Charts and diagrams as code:
- - - - - - -
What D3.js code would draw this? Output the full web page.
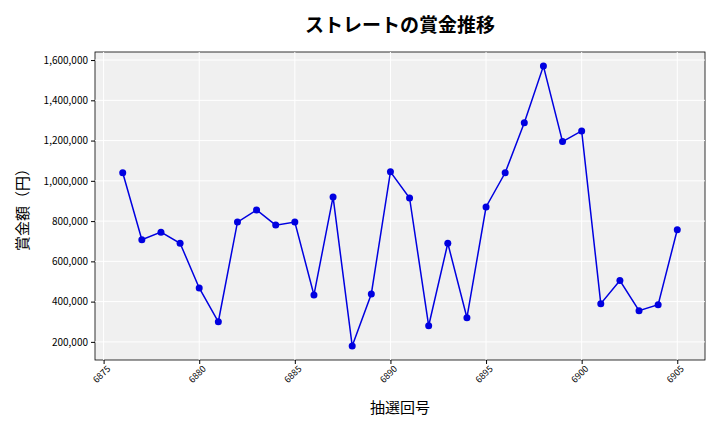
<!DOCTYPE html>
<html><head><meta charset="utf-8">
<script src="https://cdn.jsdelivr.net/npm/d3@7"></script>
<style>body{margin:0;background:#fff}text{font-family:"Noto Sans CJK JP","Noto Sans",sans-serif}</style>
</head><body><div id="chart"></div>
<script>
const draws = d3.range(6876, 6906);
const prizes = [1040000,707000,745000,690000,468000,300000,795000,855000,780000,795000,
  433000,920000,180000,438000,1045000,915000,280000,690000,320000,870000,
  1040000,1288000,1570000,1195000,1248000,390000,505000,355000,385000,757000];
const xTicks = [6875,6880,6885,6890,6895,6900,6905];
const yTicks = [200000,400000,600000,800000,1000000,1200000,1400000,1600000];

const W = 720, H = 432, m = {l:95, r:15, t:52, b:72};
const svg = d3.select('#chart').append('svg').attr('width', W).attr('height', H);
const x = d3.scaleLinear().domain([6874.55, 6906.45]).range([m.l, W - m.r]);
const y = d3.scaleLinear().domain([110000, 1640000]).range([H - m.b, m.t]);

svg.append('rect').attr('x', m.l).attr('y', m.t).attr('width', W - m.l - m.r)
  .attr('height', H - m.t - m.b).attr('fill', '#f0f0f0').attr('stroke', '#000').attr('stroke-width', 0.8);

const g = svg.append('g');
g.selectAll('.gx').data(xTicks).enter().append('line')
  .attr('x1', d => x(d)).attr('x2', d => x(d)).attr('y1', m.t).attr('y2', H - m.b)
  .attr('stroke', '#fff').attr('stroke-width', 1);
g.selectAll('.gy').data(yTicks).enter().append('line')
  .attr('x1', m.l).attr('x2', W - m.r).attr('y1', d => y(d)).attr('y2', d => y(d))
  .attr('stroke', '#fff').attr('stroke-width', 1);

const xa = svg.append('g').attr('transform', `translate(0,${H - m.b})`)
  .call(d3.axisBottom(x).tickValues(xTicks).tickFormat(d3.format('d')).tickSize(4));
xa.select('.domain').remove();
xa.selectAll('text').attr('font-size', 9).attr('text-anchor', 'end')
  .attr('transform', 'rotate(-45)').attr('dx', '-0.2em').attr('dy', '0.5em');

const ya = svg.append('g').attr('transform', `translate(${m.l},0)`)
  .call(d3.axisLeft(y).tickValues(yTicks).tickFormat(d3.format(',')).tickSize(4));
ya.select('.domain').remove();
ya.selectAll('text').attr('font-size', 10);

const line = d3.line().x((d, i) => x(draws[i])).y(d => y(d));
svg.append('path').datum(prizes).attr('d', line).attr('fill', 'none')
  .attr('stroke', '#0000e0').attr('stroke-width', 1.5);
svg.selectAll('.pt').data(prizes).enter().append('circle')
  .attr('cx', (d, i) => x(draws[i])).attr('cy', d => y(d)).attr('r', 3.5).attr('fill', '#0000e0');

svg.append('text').attr('x', (m.l + W - m.r) / 2).attr('y', 32).attr('text-anchor', 'middle')
  .attr('font-size', 19).attr('font-weight', 'bold').text('ストレートの賞金推移');
svg.append('text').attr('x', (m.l + W - m.r) / 2).attr('y', 413).attr('text-anchor', 'middle')
  .attr('font-size', 15).text('抽選回号');
svg.append('text').attr('transform', `translate(28,${(m.t + H - m.b) / 2}) rotate(-90)`)
  .attr('text-anchor', 'middle').attr('font-size', 15).text('賞金額（円）');
</script></body></html>
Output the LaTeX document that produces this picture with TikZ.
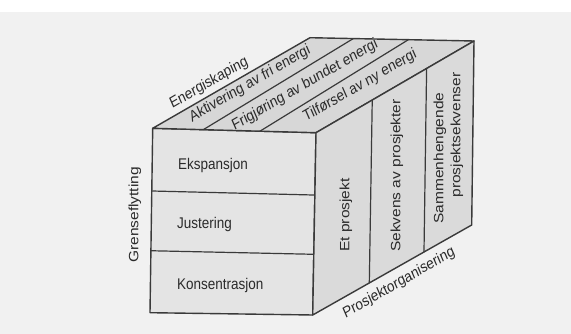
\documentclass[tikz,border=0pt]{standalone}
\usepackage{fontspec}
\setmainfont{Liberation Sans}
\usetikzlibrary{calc}
\definecolor{bgpage}{HTML}{F1F1F1}
\definecolor{frontfill}{HTML}{E4E4E4}
\definecolor{topfill}{HTML}{D7D7D7}
\definecolor{sidefill}{HTML}{DADADA}
\definecolor{edgecol}{HTML}{3A3A3A}
\definecolor{ink}{HTML}{2A2A2A}
\begin{document}
\begin{tikzpicture}[x=1pt,y=-1pt,
  lbl/.style={font=\fontsize{15.5}{18}\selectfont, text=ink, inner sep=0pt, xscale=0.87},
  facepath/.style={draw=edgecol, line width=1.4pt, line join=round},
  divider/.style={draw=edgecol, line width=1.2pt}]
\useasboundingbox (0,0) rectangle (571,334);
\fill[white] (0,0) rectangle (571,334);
\fill[bgpage] (0,12) rectangle (571,334);
% cube corners
\coordinate (A) at (152.7,128.3);
\coordinate (B) at (316,132.7);
\coordinate (C) at (312.7,315);
\coordinate (D) at (150,312.7);
\coordinate (E) at (310,37.7);
\coordinate (F) at (474,41);
\coordinate (G) at (471.7,225);
% faces
\path[facepath, fill=frontfill] (A) -- (B) -- (C) -- (D) -- cycle;
\path[facepath, fill=topfill] (A) -- (E) -- (F) -- (B) -- cycle;
\path[facepath, fill=sidefill] (B) -- (F) -- (G) -- (C) -- cycle;
% front dividers
\coordinate (f1a) at ($(A)!0.34!(D)$);
\coordinate (f1b) at ($(B)!0.342!(C)$);
\coordinate (f2a) at ($(A)!0.664!(D)$);
\coordinate (f2b) at ($(B)!0.667!(C)$);
\draw[divider] (f1a) -- (f1b);
\draw[divider] (f2a) -- (f2b);
% top dividers
\coordinate (t1a) at ($(A)!0.31!(B)$);
\coordinate (t1b) at ($(E)!0.264!(F)$);
\coordinate (t2a) at ($(A)!0.657!(B)$);
\coordinate (t2b) at ($(E)!0.6!(F)$);
\draw[divider] (t1a) -- (t1b);
\draw[divider] (t2a) -- (t2b);
% side dividers
\coordinate (s1a) at ($(B)!0.356!(F)$);
\coordinate (s1b) at ($(C)!0.356!(G)$);
\coordinate (s2a) at ($(B)!0.70!(F)$);
\coordinate (s2b) at ($(C)!0.70!(G)$);
\draw[divider] (s1a) -- (s1b);
\draw[divider] (s2a) -- (s2b);
% front labels
\node[lbl, anchor=base west] (eks) at (178,170) {Ekspansjon};
\node[lbl, anchor=base west] (jus) at (177,228.3) {Justering};
\node[lbl, anchor=base west] (kon) at (177,289) {Konsentrasjon};
\node[lbl, rotate=90] (gre) at (135,215) {Grenseflytting};
% top labels
\node[lbl, rotate=26.8] (ene) at (209,83) {Energiskaping};
\node[lbl, rotate=26.8] (akt) at (250,84) {Aktivering av fri energi};
\node[lbl, rotate=26.8] (fri) at (305,85) {Frigjøring av bundet energi};
\node[lbl, rotate=26.8] (til) at (360,86) {Tilførsel av ny energi};
% side labels
\node[lbl, rotate=90] (etp) at (346,215) {Et prosjekt};
\node[lbl, rotate=90] (sek) at (397,175.5) {Sekvens av prosjekter};
\node[lbl, rotate=90] (sam) at (440,158) {Sammenhengende};
\node[lbl, rotate=90] (pse) at (457,135) {prosjektsekvenser};
\node[lbl, rotate=26.5] (pro) at (399,283) {Prosjektorganisering};
\end{tikzpicture}
\end{document}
- - - - - - -
Copy the entries exactly. Leave out the images.

What D3.js code would draw this? Output the full web page.
<!DOCTYPE html>
<html><head><meta charset="utf-8">
<script src="https://cdn.jsdelivr.net/npm/d3@7"></script>
<style>body{margin:0;background:#fff}text{font-family:"Noto Sans CJK JP","Noto Sans",sans-serif}</style>
</head><body><div id="chart"></div>
<script>
const draws = d3.range(6876, 6906);
const prizes = [1040000,707000,745000,690000,468000,300000,795000,855000,780000,795000,
  433000,920000,180000,438000,1045000,915000,280000,690000,320000,870000,
  1040000,1288000,1570000,1195000,1248000,390000,505000,355000,385000,757000];
const xTicks = [6875,6880,6885,6890,6895,6900,6905];
const yTicks = [200000,400000,600000,800000,1000000,1200000,1400000,1600000];

const W = 720, H = 432, m = {l:95, r:15, t:52, b:72};
const svg = d3.select('#chart').append('svg').attr('width', W).attr('height', H);
const x = d3.scaleLinear().domain([6874.55, 6906.45]).range([m.l, W - m.r]);
const y = d3.scaleLinear().domain([110000, 1640000]).range([H - m.b, m.t]);

svg.append('rect').attr('x', m.l).attr('y', m.t).attr('width', W - m.l - m.r)
  .attr('height', H - m.t - m.b).attr('fill', '#f0f0f0').attr('stroke', '#000').attr('stroke-width', 0.8);

const g = svg.append('g');
g.selectAll('.gx').data(xTicks).enter().append('line')
  .attr('x1', d => x(d)).attr('x2', d => x(d)).attr('y1', m.t).attr('y2', H - m.b)
  .attr('stroke', '#fff').attr('stroke-width', 1);
g.selectAll('.gy').data(yTicks).enter().append('line')
  .attr('x1', m.l).attr('x2', W - m.r).attr('y1', d => y(d)).attr('y2', d => y(d))
  .attr('stroke', '#fff').attr('stroke-width', 1);

const xa = svg.append('g').attr('transform', `translate(0,${H - m.b})`)
  .call(d3.axisBottom(x).tickValues(xTicks).tickFormat(d3.format('d')).tickSize(4));
xa.select('.domain').remove();
xa.selectAll('text').attr('font-size', 9).attr('text-anchor', 'end')
  .attr('transform', 'rotate(-45)').attr('dx', '-0.2em').attr('dy', '0.5em');

const ya = svg.append('g').attr('transform', `translate(${m.l},0)`)
  .call(d3.axisLeft(y).tickValues(yTicks).tickFormat(d3.format(',')).tickSize(4));
ya.select('.domain').remove();
ya.selectAll('text').attr('font-size', 10);

const line = d3.line().x((d, i) => x(draws[i])).y(d => y(d));
svg.append('path').datum(prizes).attr('d', line).attr('fill', 'none')
  .attr('stroke', '#0000e0').attr('stroke-width', 1.5);
svg.selectAll('.pt').data(prizes).enter().append('circle')
  .attr('cx', (d, i) => x(draws[i])).attr('cy', d => y(d)).attr('r', 3.5).attr('fill', '#0000e0');

svg.append('text').attr('x', (m.l + W - m.r) / 2).attr('y', 32).attr('text-anchor', 'middle')
  .attr('font-size', 19).attr('font-weight', 'bold').text('ストレートの賞金推移');
svg.append('text').attr('x', (m.l + W - m.r) / 2).attr('y', 413).attr('text-anchor', 'middle')
  .attr('font-size', 15).text('抽選回号');
svg.append('text').attr('transform', `translate(28,${(m.t + H - m.b) / 2}) rotate(-90)`)
  .attr('text-anchor', 'middle').attr('font-size', 15).text('賞金額（円）');
</script></body></html>
Output the LaTeX document that produces this picture with TikZ.
\documentclass[tikz,border=0pt]{standalone}
\usepackage{fontspec}
\setmainfont{Liberation Sans}
\usetikzlibrary{calc}
\definecolor{bgpage}{HTML}{F1F1F1}
\definecolor{frontfill}{HTML}{E4E4E4}
\definecolor{topfill}{HTML}{D7D7D7}
\definecolor{sidefill}{HTML}{DADADA}
\definecolor{edgecol}{HTML}{3A3A3A}
\definecolor{ink}{HTML}{2A2A2A}
\begin{document}
\begin{tikzpicture}[x=1pt,y=-1pt,
  lbl/.style={font=\fontsize{15.5}{18}\selectfont, text=ink, inner sep=0pt, xscale=0.87},
  facepath/.style={draw=edgecol, line width=1.4pt, line join=round},
  divider/.style={draw=edgecol, line width=1.2pt}]
\useasboundingbox (0,0) rectangle (571,334);
\fill[white] (0,0) rectangle (571,334);
\fill[bgpage] (0,12) rectangle (571,334);
% cube corners
\coordinate (A) at (152.7,128.3);
\coordinate (B) at (316,132.7);
\coordinate (C) at (312.7,315);
\coordinate (D) at (150,312.7);
\coordinate (E) at (310,37.7);
\coordinate (F) at (474,41);
\coordinate (G) at (471.7,225);
% faces
\path[facepath, fill=frontfill] (A) -- (B) -- (C) -- (D) -- cycle;
\path[facepath, fill=topfill] (A) -- (E) -- (F) -- (B) -- cycle;
\path[facepath, fill=sidefill] (B) -- (F) -- (G) -- (C) -- cycle;
% front dividers
\coordinate (f1a) at ($(A)!0.34!(D)$);
\coordinate (f1b) at ($(B)!0.342!(C)$);
\coordinate (f2a) at ($(A)!0.664!(D)$);
\coordinate (f2b) at ($(B)!0.667!(C)$);
\draw[divider] (f1a) -- (f1b);
\draw[divider] (f2a) -- (f2b);
% top dividers
\coordinate (t1a) at ($(A)!0.31!(B)$);
\coordinate (t1b) at ($(E)!0.264!(F)$);
\coordinate (t2a) at ($(A)!0.657!(B)$);
\coordinate (t2b) at ($(E)!0.6!(F)$);
\draw[divider] (t1a) -- (t1b);
\draw[divider] (t2a) -- (t2b);
% side dividers
\coordinate (s1a) at ($(B)!0.356!(F)$);
\coordinate (s1b) at ($(C)!0.356!(G)$);
\coordinate (s2a) at ($(B)!0.70!(F)$);
\coordinate (s2b) at ($(C)!0.70!(G)$);
\draw[divider] (s1a) -- (s1b);
\draw[divider] (s2a) -- (s2b);
% front labels
\node[lbl, anchor=base west] (eks) at (178,170) {Ekspansjon};
\node[lbl, anchor=base west] (jus) at (177,228.3) {Justering};
\node[lbl, anchor=base west] (kon) at (177,289) {Konsentrasjon};
\node[lbl, rotate=90] (gre) at (135,215) {Grenseflytting};
% top labels
\node[lbl, rotate=26.8] (ene) at (209,83) {Energiskaping};
\node[lbl, rotate=26.8] (akt) at (250,84) {Aktivering av fri energi};
\node[lbl, rotate=26.8] (fri) at (305,85) {Frigjøring av bundet energi};
\node[lbl, rotate=26.8] (til) at (360,86) {Tilførsel av ny energi};
% side labels
\node[lbl, rotate=90] (etp) at (346,215) {Et prosjekt};
\node[lbl, rotate=90] (sek) at (397,175.5) {Sekvens av prosjekter};
\node[lbl, rotate=90] (sam) at (440,158) {Sammenhengende};
\node[lbl, rotate=90] (pse) at (457,135) {prosjektsekvenser};
\node[lbl, rotate=26.5] (pro) at (399,283) {Prosjektorganisering};
\end{tikzpicture}
\end{document}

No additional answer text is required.